== Given entries ==

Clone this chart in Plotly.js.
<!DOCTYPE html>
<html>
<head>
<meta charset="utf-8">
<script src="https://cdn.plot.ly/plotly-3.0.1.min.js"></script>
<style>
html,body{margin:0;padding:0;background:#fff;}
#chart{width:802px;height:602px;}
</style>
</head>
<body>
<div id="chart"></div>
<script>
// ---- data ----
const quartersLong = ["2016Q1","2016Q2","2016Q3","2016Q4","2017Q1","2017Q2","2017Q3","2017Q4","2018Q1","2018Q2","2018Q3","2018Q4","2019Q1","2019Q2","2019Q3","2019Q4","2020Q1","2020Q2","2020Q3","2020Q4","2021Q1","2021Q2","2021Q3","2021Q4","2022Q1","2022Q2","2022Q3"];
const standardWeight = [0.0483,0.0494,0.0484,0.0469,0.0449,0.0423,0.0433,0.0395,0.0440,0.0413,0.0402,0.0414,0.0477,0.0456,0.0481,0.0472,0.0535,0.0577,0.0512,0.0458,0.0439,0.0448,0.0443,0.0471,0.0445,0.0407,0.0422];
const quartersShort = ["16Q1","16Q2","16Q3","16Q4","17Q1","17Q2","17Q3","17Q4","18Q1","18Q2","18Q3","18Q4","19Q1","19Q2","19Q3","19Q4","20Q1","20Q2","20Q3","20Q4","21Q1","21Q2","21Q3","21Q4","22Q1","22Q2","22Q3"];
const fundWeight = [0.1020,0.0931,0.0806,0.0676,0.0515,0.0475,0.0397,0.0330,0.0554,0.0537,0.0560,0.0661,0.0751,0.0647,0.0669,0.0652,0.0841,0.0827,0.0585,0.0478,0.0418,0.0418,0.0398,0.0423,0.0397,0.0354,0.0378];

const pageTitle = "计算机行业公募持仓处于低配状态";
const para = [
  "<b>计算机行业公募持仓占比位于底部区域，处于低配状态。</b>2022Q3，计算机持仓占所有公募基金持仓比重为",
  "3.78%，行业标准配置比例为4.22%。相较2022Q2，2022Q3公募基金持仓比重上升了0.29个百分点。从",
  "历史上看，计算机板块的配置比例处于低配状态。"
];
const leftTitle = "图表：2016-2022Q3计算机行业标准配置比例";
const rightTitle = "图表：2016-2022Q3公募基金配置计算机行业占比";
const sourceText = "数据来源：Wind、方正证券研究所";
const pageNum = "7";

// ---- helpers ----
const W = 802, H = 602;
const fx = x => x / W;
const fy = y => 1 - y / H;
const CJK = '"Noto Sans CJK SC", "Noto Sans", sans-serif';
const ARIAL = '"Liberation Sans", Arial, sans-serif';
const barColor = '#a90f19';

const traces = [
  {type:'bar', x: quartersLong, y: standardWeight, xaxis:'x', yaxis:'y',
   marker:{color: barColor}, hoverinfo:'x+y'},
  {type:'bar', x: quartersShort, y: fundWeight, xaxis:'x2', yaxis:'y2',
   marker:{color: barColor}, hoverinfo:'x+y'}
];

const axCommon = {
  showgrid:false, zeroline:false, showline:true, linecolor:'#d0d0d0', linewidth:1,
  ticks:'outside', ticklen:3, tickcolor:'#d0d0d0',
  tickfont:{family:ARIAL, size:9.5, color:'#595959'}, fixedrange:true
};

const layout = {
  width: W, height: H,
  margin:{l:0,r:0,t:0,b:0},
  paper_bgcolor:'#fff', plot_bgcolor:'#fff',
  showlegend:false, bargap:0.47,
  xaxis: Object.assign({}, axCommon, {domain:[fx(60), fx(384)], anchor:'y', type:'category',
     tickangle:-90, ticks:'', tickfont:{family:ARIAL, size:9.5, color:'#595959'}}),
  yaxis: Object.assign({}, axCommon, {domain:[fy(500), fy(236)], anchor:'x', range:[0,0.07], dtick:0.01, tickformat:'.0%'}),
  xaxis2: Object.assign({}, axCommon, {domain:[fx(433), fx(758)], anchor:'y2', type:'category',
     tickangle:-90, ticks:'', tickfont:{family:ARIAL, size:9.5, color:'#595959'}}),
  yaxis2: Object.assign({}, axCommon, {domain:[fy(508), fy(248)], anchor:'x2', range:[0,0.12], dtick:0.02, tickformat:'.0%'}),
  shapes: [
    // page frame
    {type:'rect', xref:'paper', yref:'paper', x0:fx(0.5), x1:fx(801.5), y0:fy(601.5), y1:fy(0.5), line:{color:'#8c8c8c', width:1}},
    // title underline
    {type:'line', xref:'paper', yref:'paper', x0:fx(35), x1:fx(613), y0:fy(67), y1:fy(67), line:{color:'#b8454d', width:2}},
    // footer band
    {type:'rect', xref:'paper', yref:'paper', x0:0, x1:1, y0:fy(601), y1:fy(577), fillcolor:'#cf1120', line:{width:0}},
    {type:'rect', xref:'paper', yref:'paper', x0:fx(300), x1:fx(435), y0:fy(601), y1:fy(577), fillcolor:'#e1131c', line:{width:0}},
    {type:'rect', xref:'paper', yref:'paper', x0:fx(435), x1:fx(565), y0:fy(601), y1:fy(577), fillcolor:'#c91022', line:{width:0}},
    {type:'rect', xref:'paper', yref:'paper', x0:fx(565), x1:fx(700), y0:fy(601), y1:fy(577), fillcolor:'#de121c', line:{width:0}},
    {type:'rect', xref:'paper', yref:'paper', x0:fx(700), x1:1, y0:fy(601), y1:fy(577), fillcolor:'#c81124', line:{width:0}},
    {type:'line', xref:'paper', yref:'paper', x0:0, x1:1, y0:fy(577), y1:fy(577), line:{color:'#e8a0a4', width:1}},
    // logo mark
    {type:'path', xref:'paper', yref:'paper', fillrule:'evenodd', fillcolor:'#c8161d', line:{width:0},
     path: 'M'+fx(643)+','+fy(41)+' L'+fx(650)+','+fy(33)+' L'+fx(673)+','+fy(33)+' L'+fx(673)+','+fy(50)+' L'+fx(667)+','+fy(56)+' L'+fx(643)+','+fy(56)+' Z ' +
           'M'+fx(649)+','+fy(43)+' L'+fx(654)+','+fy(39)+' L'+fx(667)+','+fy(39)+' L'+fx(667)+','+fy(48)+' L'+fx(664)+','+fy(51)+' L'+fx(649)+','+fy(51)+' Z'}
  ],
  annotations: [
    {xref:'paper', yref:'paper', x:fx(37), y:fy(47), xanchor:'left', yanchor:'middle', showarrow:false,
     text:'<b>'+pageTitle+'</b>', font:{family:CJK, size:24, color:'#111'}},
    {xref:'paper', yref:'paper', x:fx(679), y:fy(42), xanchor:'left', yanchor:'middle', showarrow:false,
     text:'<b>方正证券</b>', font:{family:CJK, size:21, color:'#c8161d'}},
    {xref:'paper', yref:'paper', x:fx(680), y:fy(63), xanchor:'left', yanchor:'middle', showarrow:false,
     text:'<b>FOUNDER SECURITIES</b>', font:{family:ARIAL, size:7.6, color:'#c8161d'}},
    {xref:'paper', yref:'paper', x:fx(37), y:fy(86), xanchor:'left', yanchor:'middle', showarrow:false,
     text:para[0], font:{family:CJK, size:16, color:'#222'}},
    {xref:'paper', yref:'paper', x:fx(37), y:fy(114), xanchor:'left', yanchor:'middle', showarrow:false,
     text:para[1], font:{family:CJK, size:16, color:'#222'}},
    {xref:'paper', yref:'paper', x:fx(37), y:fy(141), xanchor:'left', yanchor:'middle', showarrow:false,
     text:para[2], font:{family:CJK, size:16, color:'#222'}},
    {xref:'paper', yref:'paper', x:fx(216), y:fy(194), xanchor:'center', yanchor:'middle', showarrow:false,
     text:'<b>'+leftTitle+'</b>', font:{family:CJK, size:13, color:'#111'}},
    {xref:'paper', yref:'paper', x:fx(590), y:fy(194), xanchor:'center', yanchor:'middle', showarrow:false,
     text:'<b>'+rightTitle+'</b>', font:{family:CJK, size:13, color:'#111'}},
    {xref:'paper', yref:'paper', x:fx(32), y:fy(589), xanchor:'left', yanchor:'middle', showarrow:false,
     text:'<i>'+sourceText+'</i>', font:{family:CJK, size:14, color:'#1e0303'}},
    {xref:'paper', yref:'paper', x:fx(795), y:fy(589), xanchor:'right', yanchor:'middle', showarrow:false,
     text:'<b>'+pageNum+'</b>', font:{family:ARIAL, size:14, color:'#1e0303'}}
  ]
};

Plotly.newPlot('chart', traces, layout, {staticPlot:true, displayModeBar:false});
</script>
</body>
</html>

===
== Given entries ==

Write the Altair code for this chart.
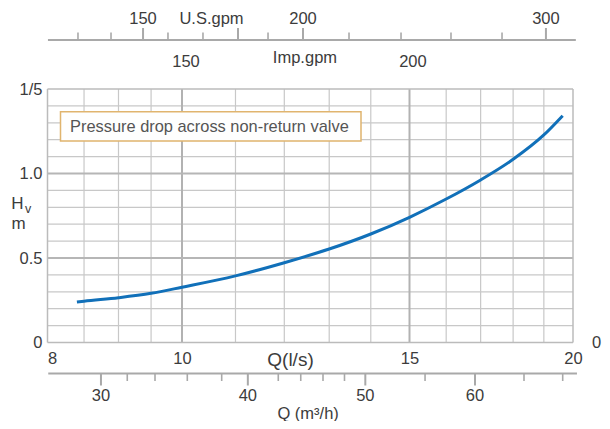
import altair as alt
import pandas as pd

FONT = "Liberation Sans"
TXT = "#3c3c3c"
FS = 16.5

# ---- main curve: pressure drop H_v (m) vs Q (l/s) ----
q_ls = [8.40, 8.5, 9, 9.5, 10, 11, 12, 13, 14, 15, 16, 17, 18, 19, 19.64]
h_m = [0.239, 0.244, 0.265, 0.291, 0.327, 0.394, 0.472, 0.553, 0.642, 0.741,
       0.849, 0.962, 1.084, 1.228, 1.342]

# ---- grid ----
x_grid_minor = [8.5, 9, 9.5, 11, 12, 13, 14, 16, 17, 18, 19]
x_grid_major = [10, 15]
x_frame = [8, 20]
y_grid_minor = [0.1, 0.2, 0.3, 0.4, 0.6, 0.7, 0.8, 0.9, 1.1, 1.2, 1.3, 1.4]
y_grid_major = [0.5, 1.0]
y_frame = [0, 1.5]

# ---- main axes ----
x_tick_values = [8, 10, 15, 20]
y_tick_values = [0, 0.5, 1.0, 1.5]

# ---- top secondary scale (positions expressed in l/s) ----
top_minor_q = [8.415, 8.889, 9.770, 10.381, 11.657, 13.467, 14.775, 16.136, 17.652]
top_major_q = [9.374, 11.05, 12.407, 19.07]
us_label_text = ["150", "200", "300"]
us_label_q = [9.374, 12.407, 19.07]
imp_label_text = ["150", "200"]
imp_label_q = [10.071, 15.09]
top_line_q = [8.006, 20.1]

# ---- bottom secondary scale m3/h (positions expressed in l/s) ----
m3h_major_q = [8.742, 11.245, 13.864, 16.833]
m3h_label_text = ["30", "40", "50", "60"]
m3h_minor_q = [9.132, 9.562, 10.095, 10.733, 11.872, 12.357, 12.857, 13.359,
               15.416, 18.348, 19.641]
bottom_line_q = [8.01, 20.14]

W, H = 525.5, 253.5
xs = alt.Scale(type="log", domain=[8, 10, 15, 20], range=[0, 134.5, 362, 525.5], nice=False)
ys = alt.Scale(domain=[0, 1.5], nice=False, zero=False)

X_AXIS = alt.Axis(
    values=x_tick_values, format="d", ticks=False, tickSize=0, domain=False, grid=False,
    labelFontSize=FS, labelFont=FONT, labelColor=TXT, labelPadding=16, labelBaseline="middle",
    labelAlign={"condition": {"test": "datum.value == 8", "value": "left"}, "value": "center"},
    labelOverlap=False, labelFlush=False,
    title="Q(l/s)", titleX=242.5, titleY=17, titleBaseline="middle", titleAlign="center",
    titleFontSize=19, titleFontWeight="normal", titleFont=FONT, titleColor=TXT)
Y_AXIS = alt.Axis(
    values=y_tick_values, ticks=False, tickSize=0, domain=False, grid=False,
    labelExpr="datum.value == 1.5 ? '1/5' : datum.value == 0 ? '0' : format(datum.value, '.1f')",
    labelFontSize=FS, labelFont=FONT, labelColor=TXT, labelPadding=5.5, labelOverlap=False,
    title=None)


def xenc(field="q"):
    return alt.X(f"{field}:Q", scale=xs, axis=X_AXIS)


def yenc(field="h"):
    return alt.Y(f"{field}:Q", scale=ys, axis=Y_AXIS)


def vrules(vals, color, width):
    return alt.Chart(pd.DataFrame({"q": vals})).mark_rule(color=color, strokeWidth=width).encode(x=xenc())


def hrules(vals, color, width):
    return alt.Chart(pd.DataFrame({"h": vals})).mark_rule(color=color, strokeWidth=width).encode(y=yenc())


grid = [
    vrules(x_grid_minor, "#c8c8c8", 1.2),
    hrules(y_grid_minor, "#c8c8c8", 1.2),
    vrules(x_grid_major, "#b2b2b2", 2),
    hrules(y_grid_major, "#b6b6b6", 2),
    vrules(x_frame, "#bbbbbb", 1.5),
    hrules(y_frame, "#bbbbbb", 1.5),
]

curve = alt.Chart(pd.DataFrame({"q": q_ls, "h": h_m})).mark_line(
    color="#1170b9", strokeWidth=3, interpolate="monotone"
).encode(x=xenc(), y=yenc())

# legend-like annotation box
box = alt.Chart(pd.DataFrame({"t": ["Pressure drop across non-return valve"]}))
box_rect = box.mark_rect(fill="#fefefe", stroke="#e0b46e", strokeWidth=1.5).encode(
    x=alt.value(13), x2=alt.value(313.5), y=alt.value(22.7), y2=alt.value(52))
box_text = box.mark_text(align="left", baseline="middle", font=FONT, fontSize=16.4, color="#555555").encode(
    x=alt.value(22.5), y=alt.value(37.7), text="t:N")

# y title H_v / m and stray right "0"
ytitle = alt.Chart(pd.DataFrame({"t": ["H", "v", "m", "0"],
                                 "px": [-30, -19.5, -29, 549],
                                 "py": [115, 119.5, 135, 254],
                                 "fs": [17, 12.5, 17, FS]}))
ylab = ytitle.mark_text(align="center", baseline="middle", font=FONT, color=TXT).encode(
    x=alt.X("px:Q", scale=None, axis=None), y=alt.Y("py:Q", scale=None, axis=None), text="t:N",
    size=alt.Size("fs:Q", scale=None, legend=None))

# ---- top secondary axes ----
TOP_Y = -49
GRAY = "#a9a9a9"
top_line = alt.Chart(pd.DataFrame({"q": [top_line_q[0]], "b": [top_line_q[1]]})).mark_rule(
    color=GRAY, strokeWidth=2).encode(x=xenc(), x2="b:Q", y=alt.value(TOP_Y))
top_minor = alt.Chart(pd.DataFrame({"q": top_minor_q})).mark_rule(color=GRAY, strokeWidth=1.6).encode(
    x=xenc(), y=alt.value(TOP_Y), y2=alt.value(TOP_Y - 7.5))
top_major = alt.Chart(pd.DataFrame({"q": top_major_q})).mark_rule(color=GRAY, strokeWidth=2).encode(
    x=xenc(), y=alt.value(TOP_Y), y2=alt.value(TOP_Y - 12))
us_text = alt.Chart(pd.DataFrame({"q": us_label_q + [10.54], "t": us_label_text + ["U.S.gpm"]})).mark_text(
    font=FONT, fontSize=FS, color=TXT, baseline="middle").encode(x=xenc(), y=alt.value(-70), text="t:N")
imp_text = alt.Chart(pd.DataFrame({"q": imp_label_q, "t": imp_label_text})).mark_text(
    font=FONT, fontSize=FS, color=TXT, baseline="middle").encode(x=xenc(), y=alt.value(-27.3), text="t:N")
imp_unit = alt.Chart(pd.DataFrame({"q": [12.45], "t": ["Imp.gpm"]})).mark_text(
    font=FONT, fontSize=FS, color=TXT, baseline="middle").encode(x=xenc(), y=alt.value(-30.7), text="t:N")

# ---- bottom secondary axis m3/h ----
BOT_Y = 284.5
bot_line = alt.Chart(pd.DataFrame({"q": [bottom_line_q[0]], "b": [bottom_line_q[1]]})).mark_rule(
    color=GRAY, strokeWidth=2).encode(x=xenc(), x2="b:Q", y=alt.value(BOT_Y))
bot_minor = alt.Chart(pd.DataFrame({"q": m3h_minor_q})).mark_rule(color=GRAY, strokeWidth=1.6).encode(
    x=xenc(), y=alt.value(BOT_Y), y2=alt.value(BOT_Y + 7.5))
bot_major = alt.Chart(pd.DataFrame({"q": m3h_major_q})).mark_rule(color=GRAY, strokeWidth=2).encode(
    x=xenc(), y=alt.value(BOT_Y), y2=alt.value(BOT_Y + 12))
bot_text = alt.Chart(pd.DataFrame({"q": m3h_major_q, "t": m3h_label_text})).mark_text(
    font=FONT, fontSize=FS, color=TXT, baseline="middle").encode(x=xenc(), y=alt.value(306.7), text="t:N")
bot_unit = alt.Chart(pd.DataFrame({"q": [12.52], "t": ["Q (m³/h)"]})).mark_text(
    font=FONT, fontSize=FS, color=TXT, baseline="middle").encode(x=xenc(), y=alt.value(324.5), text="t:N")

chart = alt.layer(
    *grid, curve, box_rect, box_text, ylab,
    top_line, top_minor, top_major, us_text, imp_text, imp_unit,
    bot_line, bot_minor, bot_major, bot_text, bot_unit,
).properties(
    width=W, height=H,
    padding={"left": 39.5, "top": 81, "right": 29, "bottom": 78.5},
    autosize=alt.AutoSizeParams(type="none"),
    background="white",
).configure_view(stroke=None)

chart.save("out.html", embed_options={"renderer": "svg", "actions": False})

===

**Instruction**
Of the lines above, copy only those from the one holding "Write the Altair code for this chart." to the one holding "y_tick_values = [0, 0.5, 1.0, 1.5]", both included, and exclude every image.

**Answer below**
Write the Altair code for this chart.
import altair as alt
import pandas as pd

FONT = "Liberation Sans"
TXT = "#3c3c3c"
FS = 16.5

# ---- main curve: pressure drop H_v (m) vs Q (l/s) ----
q_ls = [8.40, 8.5, 9, 9.5, 10, 11, 12, 13, 14, 15, 16, 17, 18, 19, 19.64]
h_m = [0.239, 0.244, 0.265, 0.291, 0.327, 0.394, 0.472, 0.553, 0.642, 0.741,
       0.849, 0.962, 1.084, 1.228, 1.342]

# ---- grid ----
x_grid_minor = [8.5, 9, 9.5, 11, 12, 13, 14, 16, 17, 18, 19]
x_grid_major = [10, 15]
x_frame = [8, 20]
y_grid_minor = [0.1, 0.2, 0.3, 0.4, 0.6, 0.7, 0.8, 0.9, 1.1, 1.2, 1.3, 1.4]
y_grid_major = [0.5, 1.0]
y_frame = [0, 1.5]

# ---- main axes ----
x_tick_values = [8, 10, 15, 20]
y_tick_values = [0, 0.5, 1.0, 1.5]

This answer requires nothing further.